Day 14: Adjusted


Day 14: Adjusted

The number of deaths continues to rise. These days I listen to the FT news briefing podcast every morning. We are flooded with news on how the rich part of the world is responding to the effects of the pandemic – payments to the unemployed, to businesses, setting up new hospitals etc. They are playing a multiplayer snatch game with supplier countries for essential medical supplies and medicines. Then there is the question of how long to lockdown countries. India is now considering a staggered exit from the lockdown. There’s not enough news coverage seen from African region or the Latin American. For Asia, the South Eastern economies are important enough to not be overlooked. After all, China is the mask-maker for the world right now, and India is a major producer of chloroquine that has undergone a strange run of popularity as a cure for Covid-19 affected people. As expected, there is a scramble to secure supplies of it, especially by the US. ‘This is not the time to make money’, says Pankaj Patel, Chairman of Zydus Cadilla, a pharma major from Ahmedabad which is a leading producer of the drug. Setting examples of leadership in these times is important. I continue to believe that Indian companies rise up to that role and foreground human values when needed. 

Life has adjusted itself around the lockdown frame. A ‘new normal’ as they say has kicked in. It doesn’t need a conscious thought to only consume what is necessary and do only what needs to be done. The slowness can also be regulated now. There are webinars and online conferences happening that can be signed up for and immediately the day can feel packed with conversations. I have begun to ration pandemic news. Overdosing on it is not productive. 

Two webinars – one from ILO and another from World Bank on macroeconomics in Covid times filled up the evening. ILO’s webinar on ‘COVID-19 and Supporting the World of Work’ had  ILO’s head Guy Ryder speak on the impact of lockdown on jobs worldwide. ILO estimates that we are looking at a destruction of 195 million jobs worldwide. It could be more, the data is poor. The need to integrate economic and social dimension into the priority of saving people’s lives should be necessary now.  Ryder says, the pandemic ‘shows just how fragile the world of work in normal times is’. This is true for a certain class of workers. Corporate India is sitting in, well stocked and well invested. The slowdown will dent the ship. For other groups of workers with contract jobs and low wages, this will sink their boats. I agree with the ILO when they call for a ‘truly global response’ to this crisis. But we also know how utopian that is. As we speak, IMF is mildly gloating about how many countries (90!) have reached out to the Fund for assistance. We know how it unfolds when the IMF helps a country out. 

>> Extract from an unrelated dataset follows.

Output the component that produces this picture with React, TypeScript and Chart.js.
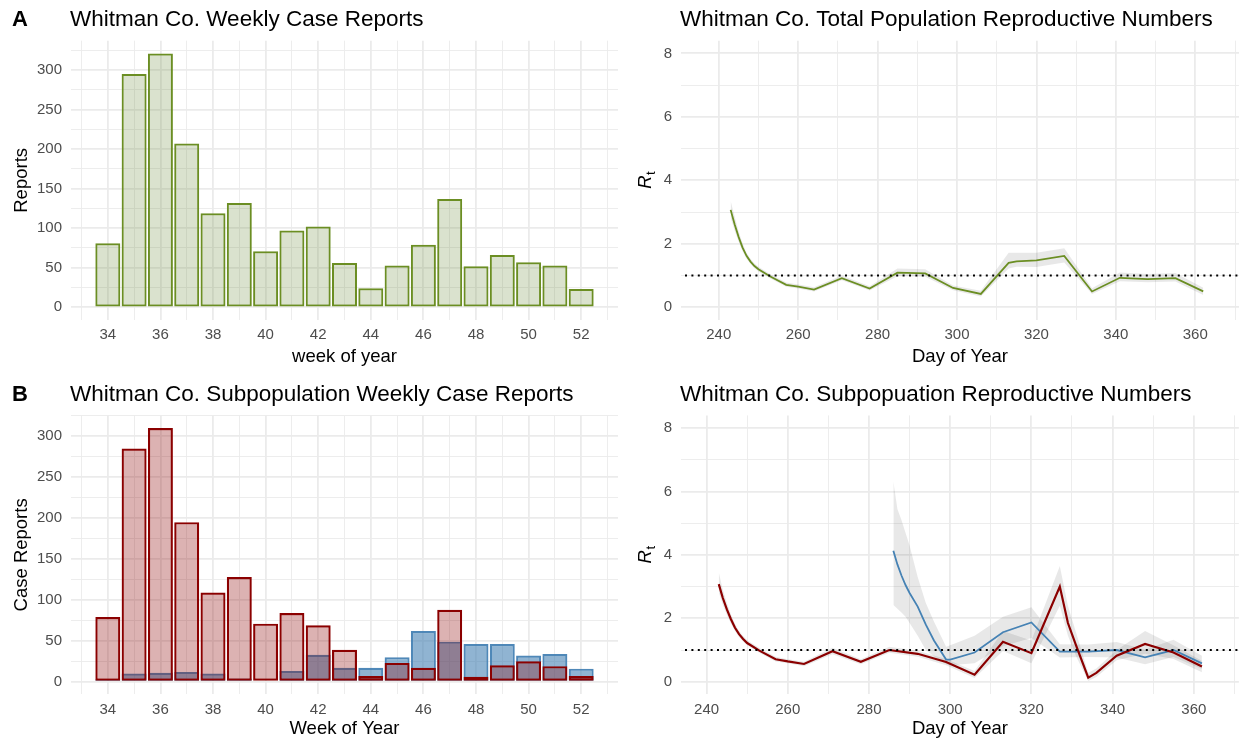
import React, { useEffect, useRef } from 'react';
import { Chart, registerables } from 'chart.js';

Chart.register(...registerables);

// ---------------- data ----------------
const WEEKS = [34, 35, 36, 37, 38, 39, 40, 41, 42, 43, 44, 45, 46, 47, 48, 49, 50, 51, 52];
const WEEKLY_REPORTS = [81, 295, 321, 207, 119, 132, 71, 97, 102, 56, 24, 53, 79, 137, 52, 66, 57, 53, 23];
const SUBPOP_RED_REPORTS = [79, 285, 310, 195, 109, 128, 71, 84, 69, 39, 7, 23, 17, 88, 6, 20, 25, 19, 7];
const SUBPOP_BLUE_REPORTS = [3, 10, 11, 12, 10, 4, 0, 13, 33, 17, 17, 30, 62, 49, 46, 46, 32, 34, 16];

const WEEK_TICKS = [34, 36, 38, 40, 42, 44, 46, 48, 50, 52];
const WEEK_MINOR = [33, 35, 37, 39, 41, 43, 45, 47, 49, 51, 53];
const REPORT_TICKS = [0, 50, 100, 150, 200, 250, 300];
const REPORT_MINOR = [25, 75, 125, 175, 225, 275, 325];
const DAY_TICKS = [240, 260, 280, 300, 320, 340, 360];
const DAY_MINOR = [230, 250, 270, 290, 310, 330, 350, 370];
const RT_TICKS = [0, 2, 4, 6, 8];
const RT_MINOR = [1, 3, 5, 7];
const RT_REFERENCE = 1;

const TOTAL_RT_DAYS = [243, 244, 245, 246, 247, 248, 249, 250, 253, 257, 260, 264, 271, 278, 285, 292, 299, 306, 313, 315, 320, 327, 334, 341, 348, 355, 362];
const TOTAL_RT_MEAN = [3.07, 2.62, 2.22, 1.88, 1.62, 1.44, 1.3, 1.2, 0.97, 0.71, 0.65, 0.56, 0.92, 0.59, 1.09, 1.07, 0.61, 0.42, 1.4, 1.45, 1.48, 1.62, 0.5, 0.93, 0.89, 0.92, 0.5];
const TOTAL_RT_LOWER = [2.82, 2.42, 2.07, 1.77, 1.53, 1.37, 1.23, 1.13, 0.91, 0.65, 0.59, 0.5, 0.85, 0.53, 0.98, 0.96, 0.54, 0.34, 1.22, 1.28, 1.27, 1.41, 0.42, 0.82, 0.79, 0.81, 0.39];
const TOTAL_RT_UPPER = [3.36, 2.86, 2.4, 2.02, 1.72, 1.53, 1.38, 1.28, 1.04, 0.78, 0.72, 0.63, 1.0, 0.66, 1.22, 1.2, 0.69, 0.52, 1.72, 1.72, 1.72, 1.86, 0.6, 1.1, 1.05, 1.08, 0.62];

const RED_RT_DAYS = [243, 244, 245, 246, 247, 248, 249, 250, 253, 257, 260, 264, 271, 278, 285, 292, 299, 306, 313, 320, 327, 329, 331, 334, 336, 341, 348, 355, 362];
const RED_RT_MEAN = [3.08, 2.64, 2.28, 1.97, 1.7, 1.5, 1.35, 1.22, 0.98, 0.71, 0.64, 0.56, 0.96, 0.63, 1.0, 0.88, 0.62, 0.22, 1.26, 0.9, 3.0, 1.85, 1.15, 0.13, 0.28, 0.82, 1.19, 0.92, 0.48];
const RED_RT_LOWER = [2.82, 2.43, 2.11, 1.84, 1.6, 1.41, 1.27, 1.15, 0.91, 0.64, 0.58, 0.49, 0.87, 0.55, 0.91, 0.79, 0.52, 0.12, 0.97, 0.58, 2.4, 1.45, 0.8, 0.02, 0.15, 0.68, 0.88, 0.72, 0.3];
const RED_RT_UPPER = [3.45, 2.9, 2.48, 2.12, 1.82, 1.6, 1.44, 1.31, 1.06, 0.79, 0.71, 0.63, 1.07, 0.71, 1.1, 0.98, 0.72, 0.34, 1.6, 1.3, 3.65, 2.4, 1.55, 0.28, 0.42, 1.0, 1.6, 1.15, 0.66];

const BLUE_RT_DAYS = [286, 287, 288, 289, 290, 292, 294, 296, 299, 300, 306, 313, 320, 327, 334, 341, 348, 355, 362];
const BLUE_RT_MEAN = [4.13, 3.7, 3.35, 3.05, 2.8, 2.37, 1.8, 1.3, 0.7, 0.7, 0.92, 1.56, 1.87, 0.95, 0.95, 1.0, 0.77, 1.0, 0.58];
const BLUE_RT_LOWER = [2.42, 2.3, 2.18, 2.05, 1.85, 1.45, 1.0, 0.8, 0.55, 0.52, 0.58, 1.12, 1.38, 0.76, 0.78, 0.76, 0.55, 0.78, 0.4];
const BLUE_RT_UPPER = [6.32, 5.45, 5.1, 4.7, 4.3, 3.3, 2.48, 1.9, 1.1, 1.15, 1.45, 2.05, 2.35, 1.18, 1.17, 1.25, 1.02, 1.32, 0.82];

// ---------------- styling ----------------
const FONT = "'Liberation Sans', Arial, Helvetica, sans-serif";
const GRID = '#EBEBEB';
const BAND = 'rgba(0,0,0,0.09)';
const GREEN = '#6B8E23';
const RED = '#8B0000';
const BLUE = '#4682B4';

type AxisOpts = {
  min: number; max: number; major: number[]; minor: number[];
  fit: number; horizontal: boolean; tickPad: number;
  title?: string; titlePad?: any;
};

function makeAxis(o: AxisOpts): any {
  const all = [...o.major, ...o.minor].filter((v) => v >= o.min && v <= o.max).sort((a, b) => a - b);
  return {
    type: 'linear',
    min: o.min,
    max: o.max,
    offset: false,
    afterBuildTicks: (s: any) => { s.ticks = all.map((v) => ({ value: v })); },
    afterFit: (s: any) => { if (o.horizontal) s.height = o.fit; else s.width = o.fit; },
    ticks: {
      autoSkip: false, maxRotation: 0, minRotation: 0, padding: o.tickPad,
      color: '#4D4D4D', font: { family: FONT, size: 15 },
      callback: (v: number) => (o.major.includes(v) ? String(v) : ''),
    },
    grid: {
      color: GRID, offset: false, drawTicks: false,
      lineWidth: (c: any) => (c.tick && o.major.includes(c.tick.value) ? 1.8 : 0.9),
    },
    border: { display: false },
    title: o.title
      ? { display: true, text: o.title, color: '#000', font: { family: FONT, size: 18.5 }, padding: o.titlePad }
      : { display: false },
  };
}

const panelText = (title: string, letter: string | null) => ({
  id: 'panelText',
  afterDraw(chart: any) {
    const ctx = chart.ctx; const a = chart.chartArea;
    ctx.save();
    ctx.fillStyle = '#000'; ctx.textAlign = 'left'; ctx.textBaseline = 'alphabetic';
    ctx.font = `22.5px ${FONT}`;
    ctx.fillText(title, a.left - 1, a.top - 14.5);
    if (letter) { ctx.font = `bold 22px ${FONT}`; ctx.fillText(letter, 12, a.top - 14.5); }
    ctx.restore();
  },
});

const rtTitle = {
  id: 'rtTitle',
  afterDraw(chart: any) {
    const ctx = chart.ctx; const a = chart.chartArea;
    const cy = (a.top + a.bottom) / 2;
    ctx.save();
    ctx.translate(30.5, cy); ctx.rotate(-Math.PI / 2);
    ctx.fillStyle = '#000'; ctx.textBaseline = 'alphabetic'; ctx.textAlign = 'left';
    ctx.font = `italic 18.5px ${FONT}`; const wR = ctx.measureText('R').width;
    ctx.font = `13px ${FONT}`; const wt = ctx.measureText('t').width;
    const x0 = -(wR + wt) / 2;
    ctx.font = `italic 18.5px ${FONT}`; ctx.fillText('R', x0, 0);
    ctx.font = `13px ${FONT}`; ctx.fillText('t', x0 + wR + 0.5, 4);
    ctx.restore();
  },
};

const refLine = {
  id: 'refLine',
  afterDatasetsDraw(chart: any) {
    const ctx = chart.ctx; const a = chart.chartArea;
    const y = chart.scales.y.getPixelForValue(RT_REFERENCE);
    ctx.save();
    ctx.beginPath(); ctx.setLineDash([2, 4.4]); ctx.lineWidth = 2; ctx.strokeStyle = '#000';
    ctx.moveTo(a.left + 4, y); ctx.lineTo(a.right, y); ctx.stroke();
    ctx.restore();
  },
};

const pts = (xs: number[], ys: number[]) => xs.map((x, i) => ({ x, y: ys[i] }));

const barBase = {
  borderSkipped: false as const,
  barPercentage: 0.95,
  categoryPercentage: 1,
  grouped: false,
};

const commonOpts = (padTop: number, padRight: number) => ({
  animation: false as const,
  responsive: false,
  events: [] as any[],
  layout: { padding: { top: padTop, left: 0, right: padRight, bottom: 0 } },
  plugins: { legend: { display: false }, tooltip: { enabled: false }, title: { display: false } },
});

function configA(): any {
  return {
    type: 'bar',
    data: {
      datasets: [{
        ...barBase,
        data: pts(WEEKS, WEEKLY_REPORTS),
        backgroundColor: 'rgba(100,135,50,0.24)',
        borderColor: GREEN,
        borderWidth: 2,
      }],
    },
    options: {
      ...commonOpts(40.7, 2),
      scales: {
        x: makeAxis({ min: 32.6, max: 53.4, major: WEEK_TICKS, minor: WEEK_MINOR, fit: 51, horizontal: true, tickPad: 6, title: 'week of year', titlePad: { top: 0, bottom: 3.2 } }),
        y: makeAxis({ min: -16.05, max: 337.05, major: REPORT_TICKS, minor: REPORT_MINOR, fit: 71, horizontal: false, tickPad: 9, title: 'Reports', titlePad: { top: 10.9, bottom: 0 } }),
      },
    },
    plugins: [panelText('Whitman Co. Weekly Case Reports', 'A')],
  };
}

function configB(): any {
  return {
    type: 'bar',
    data: {
      datasets: [
        {
          ...barBase,
          data: pts(WEEKS, SUBPOP_RED_REPORTS),
          backgroundColor: 'rgba(139,0,0,0.3)',
          borderColor: RED,
          borderWidth: 2.2,
        },
        {
          ...barBase,
          data: pts(WEEKS, SUBPOP_BLUE_REPORTS),
          backgroundColor: 'rgba(70,130,180,0.6)',
          borderColor: 'rgba(70,130,180,0.95)',
          borderWidth: 2.2,
        },
      ],
    },
    options: {
      ...commonOpts(44.4, 2),
      scales: {
        x: makeAxis({ min: 32.6, max: 53.4, major: WEEK_TICKS, minor: WEEK_MINOR, fit: 47.6, horizontal: true, tickPad: 6.6, title: 'Week of Year', titlePad: { top: 0, bottom: 1.6 } }),
        y: makeAxis({ min: -15.5, max: 325.5, major: REPORT_TICKS, minor: REPORT_MINOR, fit: 71, horizontal: false, tickPad: 9, title: 'Case Reports', titlePad: { top: 10.9, bottom: 0 } }),
      },
    },
    plugins: [panelText('Whitman Co. Subpopulation Weekly Case Reports', 'B')],
  };
}

const lineDs = (xs: number[], ys: number[], color: string, width: number) => ({
  data: pts(xs, ys), borderColor: color, borderWidth: width, pointRadius: 0, tension: 0, fill: false,
});
const bandDs = (xs: number[], lo: number[], hi: number[]) => [
  { data: pts(xs, lo), borderColor: 'rgba(0,0,0,0)', borderWidth: 0, pointRadius: 0, tension: 0, fill: false },
  { data: pts(xs, hi), borderColor: 'rgba(0,0,0,0)', borderWidth: 0, pointRadius: 0, tension: 0, fill: '-1', backgroundColor: BAND },
];

function configC(): any {
  return {
    type: 'line',
    data: {
      datasets: [
        lineDs(TOTAL_RT_DAYS, TOTAL_RT_MEAN, GREEN, 1.8),
        ...bandDs(TOTAL_RT_DAYS, TOTAL_RT_LOWER, TOTAL_RT_UPPER),
      ],
    },
    options: {
      ...commonOpts(40.7, 0),
      scales: {
        x: makeAxis({ min: 230.5, max: 371.0, major: DAY_TICKS, minor: DAY_MINOR, fit: 51, horizontal: true, tickPad: 6, title: 'Day of Year', titlePad: { top: 0, bottom: 3.2 } }),
        y: makeAxis({ min: -0.4, max: 8.4, major: RT_TICKS, minor: RT_MINOR, fit: 61, horizontal: false, tickPad: 9 }),
      },
    },
    plugins: [panelText('Whitman Co. Total Population Reproductive Numbers', null), rtTitle, refLine],
  };
}

function configD(): any {
  return {
    type: 'line',
    data: {
      datasets: [
        lineDs(RED_RT_DAYS, RED_RT_MEAN, RED, 2.2),
        lineDs(BLUE_RT_DAYS, BLUE_RT_MEAN, BLUE, 1.8),
        ...bandDs(RED_RT_DAYS, RED_RT_LOWER, RED_RT_UPPER),
        ...bandDs(BLUE_RT_DAYS, BLUE_RT_LOWER, BLUE_RT_UPPER),
      ],
    },
    options: {
      ...commonOpts(44.4, 0),
      scales: {
        x: makeAxis({ min: 233.7, max: 371.1, major: DAY_TICKS, minor: DAY_MINOR, fit: 47.6, horizontal: true, tickPad: 6.6, title: 'Day of Year', titlePad: { top: 0, bottom: 1.6 } }),
        y: makeAxis({ min: -0.4, max: 8.4, major: RT_TICKS, minor: RT_MINOR, fit: 61, horizontal: false, tickPad: 9 }),
      },
    },
    plugins: [panelText('Whitman Co. Subpopuation Reproductive Numbers', null), rtTitle, refLine],
  };
}

function Panel(props: { left: number; top: number; width: number; height: number; build: () => any }) {
  const ref = useRef<HTMLCanvasElement>(null);
  useEffect(() => {
    const chart = new Chart(ref.current as HTMLCanvasElement, props.build());
    return () => chart.destroy();
  }, []);
  return (
    <canvas
      ref={ref}
      width={props.width}
      height={props.height}
      style={{ position: 'absolute', left: props.left, top: props.top, width: props.width, height: props.height }}
    />
  );
}

export default function App() {
  return (
    <div style={{ position: 'absolute', left: 0, top: 0, width: 1241, height: 742, background: '#fff', overflow: 'hidden' }}>
      <Panel left={0} top={0} width={620} height={371} build={configA} />
      <Panel left={620} top={0} width={621} height={371} build={configC} />
      <Panel left={0} top={371} width={620} height={371} build={configB} />
      <Panel left={620} top={371} width={621} height={371} build={configD} />
    </div>
  );
}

In a limited sense I agree with the cynics who argue that the world would go back to its old ways as soon as the pandemic is over. They find the change hopefuls to be naive. However, I am sure that there are individuals on whom this time is unfolding in impactful ways. The integral of these personal impacts will change things. Corporations and governments are made up of individuals after all. Therein lies the hope. And, hope for some is a predisposition.